=== EXCERPTED RECORDS ===
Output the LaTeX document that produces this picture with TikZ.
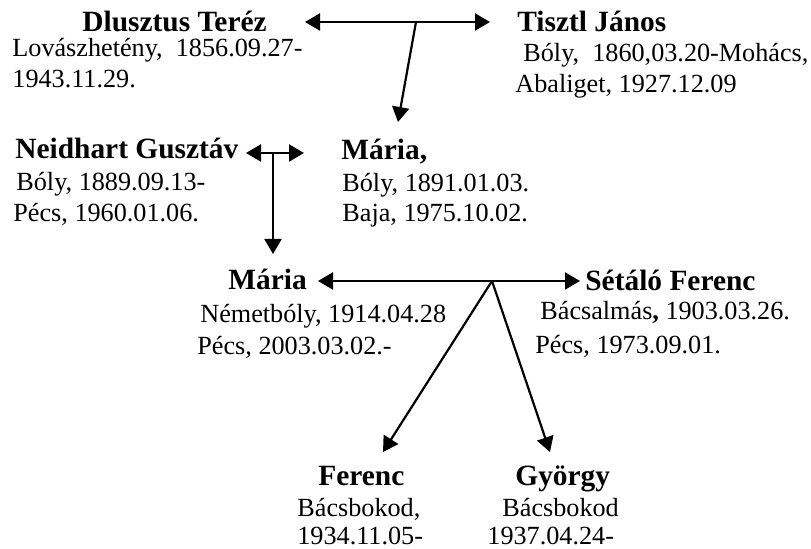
\documentclass[tikz,border=0pt]{standalone}
\usepackage{fontspec}
\setmainfont{Liberation Serif}
\usetikzlibrary{arrows.meta}
\tikzset{
  nm/.style={font=\fontsize{14.7}{17}\selectfont\bfseries, anchor=base west, inner sep=0pt},
  tx/.style={font=\fontsize{13.1}{15}\selectfont, anchor=base west, inner sep=0pt},
  arr/.style={line width=1.1pt, -{Triangle[length=7.5pt,width=8.5pt]}}
}
\begin{document}
\begin{tikzpicture}[x=0.5pt,y=-0.5pt]
\useasboundingbox (0,0) rectangle (811,549);
% generation 1
\node[nm] (dt) at (82,32) {Dlusztus Teréz};
\node[tx] (dt1) at (12,57) {Lovászhetény,\ \ 1856.09.27-};
\node[tx] (dt2) at (12,88) {1943.11.29.};
\node[nm] (tj) at (517,32) {Tisztl János};
\node[tx] (tj1) at (523,62) {Bóly,\ \ 1860,03.20-Mohács,};
\node[tx] (tj2) at (515,93) {Abaliget, 1927.12.09};
% generation 2
\node[nm] (ng) at (15,159) {Neidhart Gusztáv};
\node[tx] (ng1) at (16,191) {Bóly, 1889.09.13-};
\node[tx] (ng2) at (13,222) {Pécs, 1960.01.06.};
\node[nm] (m1) at (341,160) {Mária,};
\node[tx] (m1a) at (342,192) {Bóly, 1891.01.03.};
\node[tx] (m1b) at (342,222) {Baja, 1975.10.02.};
% generation 3
\node[nm] (m2) at (228,290) {Mária};
\node[tx] (m2a) at (200,323) {Németbóly, 1914.04.28};
\node[tx] (m2b) at (197,355) {Pécs, 2003.03.02.-};
\node[nm] (sf) at (585,291) {Sétáló Ferenc};
\node[tx] (sf1) at (540,320) {Bácsalmás{\bfseries,} 1903.03.26.};
\node[tx] (sf2) at (535,354) {Pécs, 1973.09.01.};
% generation 4
\node[nm] (fe) at (318,486) {Ferenc};
\node[tx] (fe1) at (297,517) {Bácsbokod,};
\node[tx] (fe2) at (297,545) {1934.11.05-};
\node[nm] (gy) at (515,486) {György};
\node[tx] (gy1) at (502,517) {Bácsbokod};
\node[tx] (gy2) at (487,545) {1937.04.24-};
% junctions
\coordinate (jA) at (416,22);
\coordinate (jB) at (273,153);
\coordinate (jC) at (492,281);
% connectors
\draw[arr] (jA) -- ([shift={(223,-10)}]dt.base west);
\draw[arr] (jA) -- ([shift={(-27,-10)}]tj.base west);
\draw[arr] (jA) -- ([shift={(57,-38)}]m1.base west);
\draw[arr] (jB) -- ([shift={(231,-6)}]ng.base west);
\draw[arr] (jB) -- ([shift={(-37,-7)}]m1.base west);
\draw[arr] (jB) -- ([shift={(45,-36)}]m2.base west);
\draw[arr] (jC) -- ([shift={(90,-9)}]m2.base west);
\draw[arr] (jC) -- ([shift={(-5,-10)}]sf.base west);
\draw[arr] (jC) -- ([shift={(65,-34)}]fe.base west);
\draw[arr] (jC) -- ([shift={(35,-34)}]gy.base west);
\end{tikzpicture}
\end{document}
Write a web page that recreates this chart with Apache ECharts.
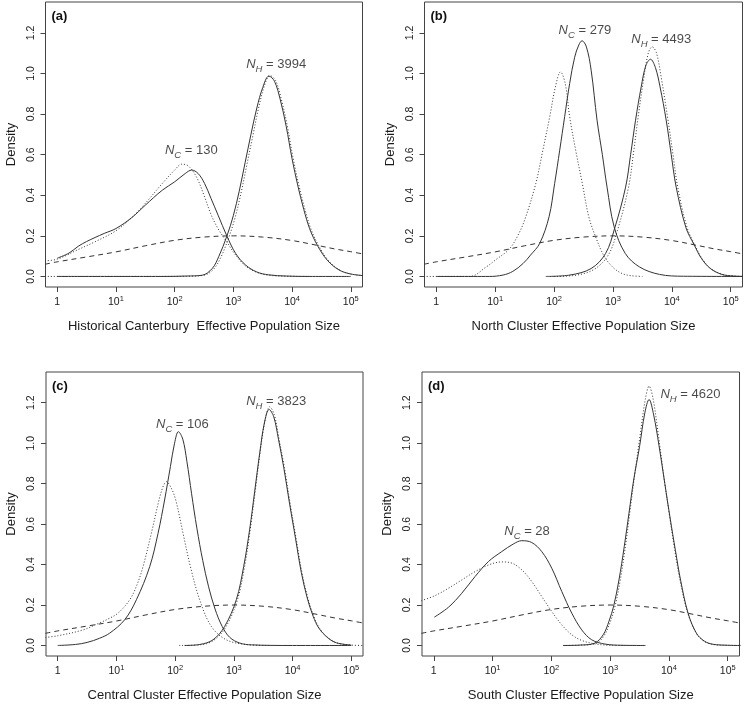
<!DOCTYPE html>
<html><head><meta charset="utf-8">
<script src="https://cdn.jsdelivr.net/npm/echarts@6/dist/echarts.min.js"></script>
<style>html,body{margin:0;padding:0;background:#fff}#c{width:745px;height:705px}</style>
</head><body><div id="c"></div>
<script>
// ---------- tick labels / categories ----------
const xTicks = [0, 1, 2, 3, 4, 5];              // log10 of effective population size
const yTicks = [0, 0.2, 0.4, 0.6, 0.8, 1.0, 1.2];
const xNames = ['Historical Canterbury  Effective Population Size',
                'North Cluster Effective Population Size',
                'Central Cluster Effective Population Size',
                'South Cluster Effective Population Size'];
const panelTags = ['(a)', '(b)', '(c)', '(d)'];
const ncValues = [130, 279, 106, 28];
const nhValues = [3994, 4493, 3823, 4620];
const ncAnchor = [[2.284, 0.622], [2.525, 1.21], [2.123, 1.095], [1.587, 0.563]];
const nhAnchor = [[3.73, 1.045], [3.82, 1.167], [3.72, 1.208], [4.366, 1.243]];

// ---------- density curves : [log10(N), density] ----------
const priorCurve = [[-0.21,0.06],[0,0.072],[0.5,0.096],[1,0.121],[1.5,0.151],[2,0.178],[2.5,0.194],[3,0.2],[3.5,0.194],[4,0.177],[4.43,0.153],[4.72,0.136],[5,0.122],[5.22,0.11]];

const aSolidC = [[0,0.09],[0.2,0.115],[0.36,0.149],[0.5,0.172],[0.645,0.192],[0.8,0.212],[1.0,0.236],[1.27,0.29],[1.5,0.351],[1.79,0.425],[2.0,0.466],[2.18,0.507],[2.29,0.524],[2.4,0.507],[2.51,0.458],[2.62,0.384],[2.74,0.302],[2.89,0.199],[3.04,0.113],[3.21,0.056],[3.4,0.022],[3.6,0.008],[3.9,0.002],[4.3,0],[5.0,0]];
const aDotC   = [[-0.21,0.077],[0,0.085],[0.36,0.133],[0.645,0.171],[1.0,0.225],[1.27,0.29],[1.5,0.36],[1.79,0.458],[2.0,0.524],[2.12,0.553],[2.23,0.545],[2.37,0.491],[2.51,0.392],[2.62,0.305],[2.74,0.235],[2.87,0.178],[3.04,0.105],[3.21,0.051],[3.4,0.02],[3.6,0.006],[3.9,0.001],[4.3,0]];
const aSolidH = [[0,0],[1.8,0],[2.2,0.002],[2.47,0.006],[2.64,0.039],[2.75,0.097],[2.89,0.199],[3.0,0.3],[3.1,0.42],[3.2,0.56],[3.3,0.7],[3.4,0.83],[3.5,0.93],[3.605,0.987],[3.7,0.962],[3.8,0.87],[3.9,0.74],[4.0,0.58],[4.1,0.445],[4.2,0.33],[4.3,0.235],[4.43,0.154],[4.6,0.08],[4.8,0.032],[5.0,0.012],[5.22,0.004]];
const aDotH   = [[-0.21,0],[1.8,0],[2.2,0.001],[2.5,0.006],[2.66,0.035],[2.78,0.09],[2.92,0.19],[3.03,0.29],[3.13,0.41],[3.23,0.55],[3.33,0.69],[3.43,0.83],[3.53,0.94],[3.62,0.99],[3.72,0.965],[3.82,0.87],[3.92,0.74],[4.02,0.58],[4.12,0.445],[4.22,0.33],[4.32,0.235],[4.45,0.154],[4.62,0.078],[4.82,0.03],[5.0,0.012],[5.22,0.004]];

const bSolidC = [[0,0],[0.9,0],[1.135,0.007],[1.3,0.025],[1.475,0.064],[1.6,0.105],[1.757,0.163],[1.915,0.294],[2.01,0.458],[2.096,0.622],[2.18,0.787],[2.265,0.951],[2.35,1.08],[2.42,1.14],[2.475,1.161],[2.55,1.13],[2.63,1.016],[2.73,0.77],[2.82,0.6],[2.9,0.44],[3.02,0.245],[3.21,0.113],[3.45,0.047],[3.79,0.01],[4.2,0.001],[5.22,0]];
const bDotC   = [[-0.21,0],[0.57,0],[0.85,0.047],[1.0,0.08],[1.24,0.135],[1.4,0.21],[1.52,0.294],[1.69,0.458],[1.81,0.622],[1.927,0.787],[2.02,0.93],[2.11,1.008],[2.19,0.95],[2.265,0.787],[2.367,0.622],[2.48,0.458],[2.59,0.294],[2.706,0.195],[2.85,0.1],[3.0,0.045],[3.15,0.015],[3.3,0.004],[3.5,0]];
const bSolidH = [[1.86,0],[2.27,0.007],[2.63,0.039],[2.875,0.113],[3.028,0.236],[3.215,0.44],[3.3,0.6],[3.384,0.77],[3.48,0.934],[3.56,1.04],[3.638,1.07],[3.72,1.03],[3.8,0.934],[3.904,0.77],[3.99,0.6],[4.074,0.44],[4.24,0.24],[4.38,0.155],[4.5,0.09],[4.65,0.04],[4.85,0.01],[5.05,0.002],[5.22,0]];
const bDotH   = [[2.0,0],[2.35,0.005],[2.68,0.035],[2.92,0.105],[3.075,0.225],[3.265,0.44],[3.35,0.61],[3.43,0.79],[3.52,0.97],[3.6,1.1],[3.667,1.131],[3.74,1.1],[3.82,0.98],[3.93,0.78],[4.02,0.6],[4.1,0.44],[4.26,0.24],[4.4,0.15],[4.52,0.085],[4.67,0.037],[4.87,0.009],[5.05,0.002],[5.22,0]];

const cSolidC = [[0,0],[0.3,0.005],[0.5,0.015],[0.715,0.036],[0.885,0.061],[1.14,0.127],[1.34,0.226],[1.567,0.39],[1.709,0.555],[1.82,0.719],[1.919,0.884],[1.99,1.0],[2.055,1.057],[2.13,1.02],[2.2,0.91],[2.28,0.75],[2.37,0.58],[2.47,0.42],[2.57,0.29],[2.68,0.18],[2.8,0.095],[2.93,0.04],[3.1,0.012],[3.3,0.003],[4,0],[5.0,0]];
const cDotC   = [[-0.21,0.04],[0,0.048],[0.43,0.077],[0.715,0.112],[0.85,0.13],[1.027,0.16],[1.226,0.226],[1.35,0.3],[1.453,0.39],[1.595,0.555],[1.725,0.719],[1.8,0.79],[1.85,0.81],[1.93,0.78],[2.01,0.719],[2.134,0.555],[2.26,0.39],[2.418,0.226],[2.617,0.094],[2.872,0.028],[3.21,0.005],[3.6,0]];
const cSolidH = [[2.16,0],[2.42,0.005],[2.645,0.028],[2.843,0.094],[3.042,0.226],[3.167,0.39],[3.27,0.575],[3.354,0.76],[3.44,0.95],[3.52,1.1],[3.6,1.167],[3.68,1.13],[3.76,1.02],[3.85,0.88],[3.95,0.7],[4.05,0.53],[4.15,0.36],[4.25,0.235],[4.35,0.145],[4.45,0.085],[4.6,0.038],[4.75,0.013],[5.0,0.002]];
const cDotH   = [[2.07,0],[2.45,0.004],[2.66,0.026],[2.86,0.09],[3.055,0.22],[3.18,0.385],[3.28,0.575],[3.365,0.765],[3.45,0.96],[3.53,1.11],[3.61,1.18],[3.69,1.14],[3.77,1.02],[3.86,0.88],[3.96,0.7],[4.06,0.53],[4.16,0.36],[4.26,0.235],[4.36,0.145],[4.46,0.085],[4.61,0.037],[4.76,0.012],[5.0,0.002],[5.22,0]];

const dSolidC = [[0.01,0.14],[0.25,0.189],[0.476,0.258],[0.703,0.341],[0.93,0.415],[1.156,0.464],[1.355,0.502],[1.497,0.518],[1.667,0.509],[1.837,0.464],[2.007,0.382],[2.177,0.267],[2.347,0.16],[2.517,0.077],[2.687,0.028],[2.91,0.007],[3.2,0.001],[3.6,0]];
const dDotC   = [[-0.21,0.222],[0.01,0.245],[0.25,0.283],[0.476,0.324],[0.703,0.365],[0.93,0.398],[1.156,0.413],[1.33,0.407],[1.497,0.374],[1.667,0.316],[1.837,0.242],[2.007,0.168],[2.177,0.102],[2.347,0.053],[2.517,0.025],[2.74,0.008],[3.0,0.001],[3.3,0]];
const dSolidH = [[2.2,0],[2.5,0.002],[2.74,0.012],[2.886,0.055],[2.98,0.12],[3.06,0.195],[3.15,0.324],[3.24,0.489],[3.32,0.654],[3.4,0.818],[3.5,0.983],[3.59,1.15],[3.662,1.216],[3.74,1.14],[3.83,0.99],[3.93,0.8],[4.02,0.63],[4.11,0.47],[4.2,0.32],[4.325,0.16],[4.467,0.061],[4.6,0.022],[4.75,0.006],[5.0,0.001],[5.22,0]];
const dDotH   = [[2.2,0],[2.5,0.002],[2.76,0.01],[2.9,0.05],[3.0,0.115],[3.08,0.19],[3.17,0.32],[3.26,0.49],[3.34,0.67],[3.42,0.85],[3.51,1.04],[3.6,1.22],[3.662,1.282],[3.73,1.22],[3.82,1.04],[3.92,0.82],[4.01,0.64],[4.1,0.47],[4.19,0.32],[4.32,0.16],[4.47,0.058],[4.6,0.02],[4.75,0.005],[5.0,0.001],[5.22,0]];

const panels = [
  {solidC: aSolidC, dotC: aDotC, solidH: aSolidH, dotH: aDotH},
  {solidC: bSolidC, dotC: bDotC, solidH: bSolidH, dotH: bDotH},
  {solidC: cSolidC, dotC: cDotC, solidH: cSolidH, dotH: cDotH},
  {solidC: dSolidC, dotC: dDotC, solidH: dSolidH, dotH: dDotH}
];

// ---------- layout / styles ----------
const FONT = 'Liberation Sans, Arial, Helvetica, sans-serif';
const INK = '#1a1a1a';
const LINE = '#333';
const gridBoxes = [
  {left: 45.5, top: 2, width: 317, height: 285},
  {left: 424.5, top: 2, width: 318, height: 285},
  {left: 46, top: 372, width: 317, height: 284},
  {left: 422, top: 372, width: 317.5, height: 284}
];

const chart = echarts.init(document.getElementById('c'), null, {renderer: 'canvas'});

const grid = [], xAxis = [], yAxis = [], series = [], graphic = [];
gridBoxes.forEach((g, i) => {
  grid.push(Object.assign({show: true, borderColor: '#444', borderWidth: 1, backgroundColor: 'transparent'}, g));
  xAxis.push({
    type: 'value', gridIndex: i, min: -0.2, max: 5.2, position: 'bottom',
    splitLine: {show: false}, axisLine: {show: false, onZero: false},
    axisTick: {show: true, inside: false, length: 5, customValues: xTicks, lineStyle: {color: '#444', width: 1}},
    axisLabel: {
      customValues: xTicks, margin: 8, color: INK, fontFamily: FONT, fontSize: 10.5,
      formatter: v => v === 0 ? '{n|1}' : '{n|10}{s|' + v + '}',
      rich: {
        n: {fontSize: 10.5, fontFamily: FONT, color: INK, lineHeight: 15},
        s: {fontSize: 7.5, fontFamily: FONT, color: INK, lineHeight: 9, verticalAlign: 'top'}
      }
    },
    name: xNames[i], nameLocation: 'middle', nameGap: 33,
    nameTextStyle: {fontSize: 13, fontFamily: FONT, color: INK}
  });
  yAxis.push({
    type: 'value', gridIndex: i, min: -0.052, max: 1.352, position: 'left',
    splitLine: {show: false}, axisLine: {show: false, onZero: false},
    axisTick: {show: true, inside: false, length: 5, customValues: yTicks, lineStyle: {color: '#444', width: 1}},
    axisLabel: {
      customValues: yTicks, rotate: 90, margin: 9, color: INK, fontFamily: FONT, fontSize: 10.5,
      formatter: v => v.toFixed(1)
    },
    name: 'Density', nameLocation: 'middle', nameGap: 28,
    nameTextStyle: {fontSize: 13, fontFamily: FONT, color: INK}
  });
  const p = panels[i];
  const mk = (data, type) => ({
    type: 'line', xAxisIndex: i, yAxisIndex: i, data: data, smooth: 0.35,
    showSymbol: false, symbol: 'none', silent: true, clip: true,
    lineStyle: {color: LINE, width: 1, type: type}
  });
  series.push(mk(priorCurve, [5, 4]));
  series.push(mk(p.dotC, [1, 2]));
  series.push(mk(p.dotH, [1, 2]));
  series.push(mk(p.solidC, 'solid'));
  series.push(mk(p.solidH, 'solid'));
  const rich = {
    i: {fontSize: 13, fontStyle: 'italic', fontFamily: FONT, color: INK, lineHeight: 20},
    sub: {fontSize: 9.5, fontStyle: 'italic', fontFamily: FONT, color: INK, lineHeight: 13, verticalAlign: 'bottom'},
    t: {fontSize: 13, fontFamily: FONT, color: INK, lineHeight: 20}
  };
  series.push({
    type: 'scatter', xAxisIndex: i, yAxisIndex: i, symbolSize: 0, silent: true,
    data: [
      {value: ncAnchor[i], label: {formatter: '{i|N}{sub|C}{t| = ' + ncValues[i] + '}'}},
      {value: nhAnchor[i], label: {formatter: '{i|N}{sub|H}{t| = ' + nhValues[i] + '}'}}
    ],
    label: {show: true, position: 'inside', rich: rich}
  });
  graphic.push({
    type: 'text', left: g.left + 6, top: g.top + 8,
    style: {text: panelTags[i], font: 'bold 13px ' + FONT, fill: '#111'}
  });
});

chart.setOption({animation: false, backgroundColor: '#fff', grid, xAxis, yAxis, series, graphic});
</script></body></html>
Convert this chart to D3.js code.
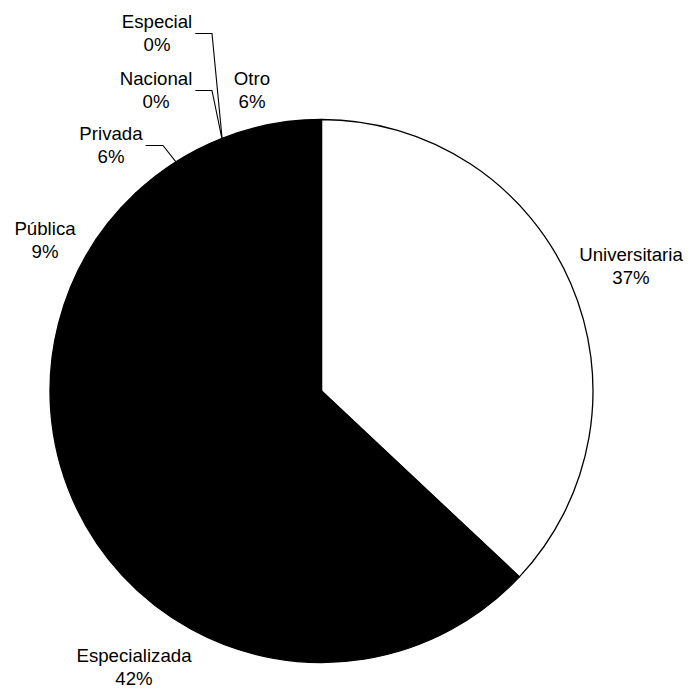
<!DOCTYPE html>
<html>
<head>
<meta charset="utf-8">
<script src="https://cdn.jsdelivr.net/npm/d3@7"></script>
<style>
  html, body { margin: 0; padding: 0; background: #fff; }
  svg { display: block; }
  text { font-family: "Liberation Sans", Arial, sans-serif; font-size: 18.67px; fill: #000; }
</style>
</head>
<body>
<script>
// ---- data ----
const categories = ["Universitaria", "Especializada", "Pública", "Privada", "Nacional", "Especial", "Otro"];
const values = [37, 42, 9, 6, 0, 0, 6];
const percentLabels = ["37%", "42%", "9%", "6%", "0%", "0%", "6%"];
const sliceFills = ["#ffffff", "#000000", "#000000", "#000000", "#000000", "#000000", "#000000"];

// ---- layout (label placement, not data) ----
const labelPos = [
  { x: 631, y: 261 },
  { x: 134, y: 662 },
  { x: 45,  y: 235 },
  { x: 111, y: 140, elbow: 163 },
  { x: 156, y: 85,  elbow: 212 },
  { x: 157, y: 28,  elbow: 212 },
  { x: 252, y: 85 }
];

const W = 691, H = 690;
const cx = 321.5, cy = 391, R = 271.5;
const lineGap = 23.3;

const svg = d3.select("body").append("svg").attr("width", W).attr("height", H);
svg.append("rect").attr("width", W).attr("height", H).attr("fill", "#fff");

const pie = d3.pie().sort(null).value(d => d.value).startAngle(0).endAngle(2 * Math.PI);
const data = categories.map((c, i) => ({ name: c, value: values[i], pct: percentLabels[i], fill: sliceFills[i], i }));
const arcs = pie(data);
const arc = d3.arc().innerRadius(0).outerRadius(R);

const g = svg.append("g").attr("transform", `translate(${cx},${cy})`);
g.selectAll("path.slice").data(arcs).join("path")
  .attr("class", "slice")
  .attr("d", arc)
  .attr("fill", d => d.data.fill)
  .attr("stroke", "#000")
  .attr("stroke-width", 1.3)
  .attr("stroke-linejoin", "round");

// labels
const lg = svg.append("g");
arcs.forEach((a, i) => {
  const p = labelPos[i];
  const t = lg.append("text").attr("text-anchor", "middle").attr("x", p.x).attr("y", p.y);
  t.append("tspan").attr("x", p.x).attr("y", p.y).text(a.data.name);
  t.append("tspan").attr("x", p.x).attr("y", p.y + lineGap).text(a.data.pct);
  if (p.elbow !== undefined) {
    const w = t.select("tspan").node().getComputedTextLength();
    const mid = (a.startAngle + a.endAngle) / 2;
    const ex = cx + Math.sin(mid) * (R - 2);
    const ey = cy - Math.cos(mid) * (R - 2);
    const ly = p.y + 5.5;
    const sx = p.x + w / 2 + 3;
    svg.append("polyline")
      .attr("points", `${sx},${ly} ${p.elbow},${ly} ${ex},${ey}`)
      .attr("fill", "none")
      .attr("stroke", "#000")
      .attr("stroke-width", 1.1);
  }
});
</script>
</body>
</html>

=== WHAT IS REQUIRED ===
Set down, without pictures, the lines between the line holding "Convert this chart to D3.js code." and the line holding "const arc = d3.arc().innerRadius(0).outerRadius(R);", both inclusive.

=== FINISHED EXERCISE ===
Convert this chart to D3.js code.
<!DOCTYPE html>
<html>
<head>
<meta charset="utf-8">
<script src="https://cdn.jsdelivr.net/npm/d3@7"></script>
<style>
  html, body { margin: 0; padding: 0; background: #fff; }
  svg { display: block; }
  text { font-family: "Liberation Sans", Arial, sans-serif; font-size: 18.67px; fill: #000; }
</style>
</head>
<body>
<script>
// ---- data ----
const categories = ["Universitaria", "Especializada", "Pública", "Privada", "Nacional", "Especial", "Otro"];
const values = [37, 42, 9, 6, 0, 0, 6];
const percentLabels = ["37%", "42%", "9%", "6%", "0%", "0%", "6%"];
const sliceFills = ["#ffffff", "#000000", "#000000", "#000000", "#000000", "#000000", "#000000"];

// ---- layout (label placement, not data) ----
const labelPos = [
  { x: 631, y: 261 },
  { x: 134, y: 662 },
  { x: 45,  y: 235 },
  { x: 111, y: 140, elbow: 163 },
  { x: 156, y: 85,  elbow: 212 },
  { x: 157, y: 28,  elbow: 212 },
  { x: 252, y: 85 }
];

const W = 691, H = 690;
const cx = 321.5, cy = 391, R = 271.5;
const lineGap = 23.3;

const svg = d3.select("body").append("svg").attr("width", W).attr("height", H);
svg.append("rect").attr("width", W).attr("height", H).attr("fill", "#fff");

const pie = d3.pie().sort(null).value(d => d.value).startAngle(0).endAngle(2 * Math.PI);
const data = categories.map((c, i) => ({ name: c, value: values[i], pct: percentLabels[i], fill: sliceFills[i], i }));
const arcs = pie(data);
const arc = d3.arc().innerRadius(0).outerRadius(R);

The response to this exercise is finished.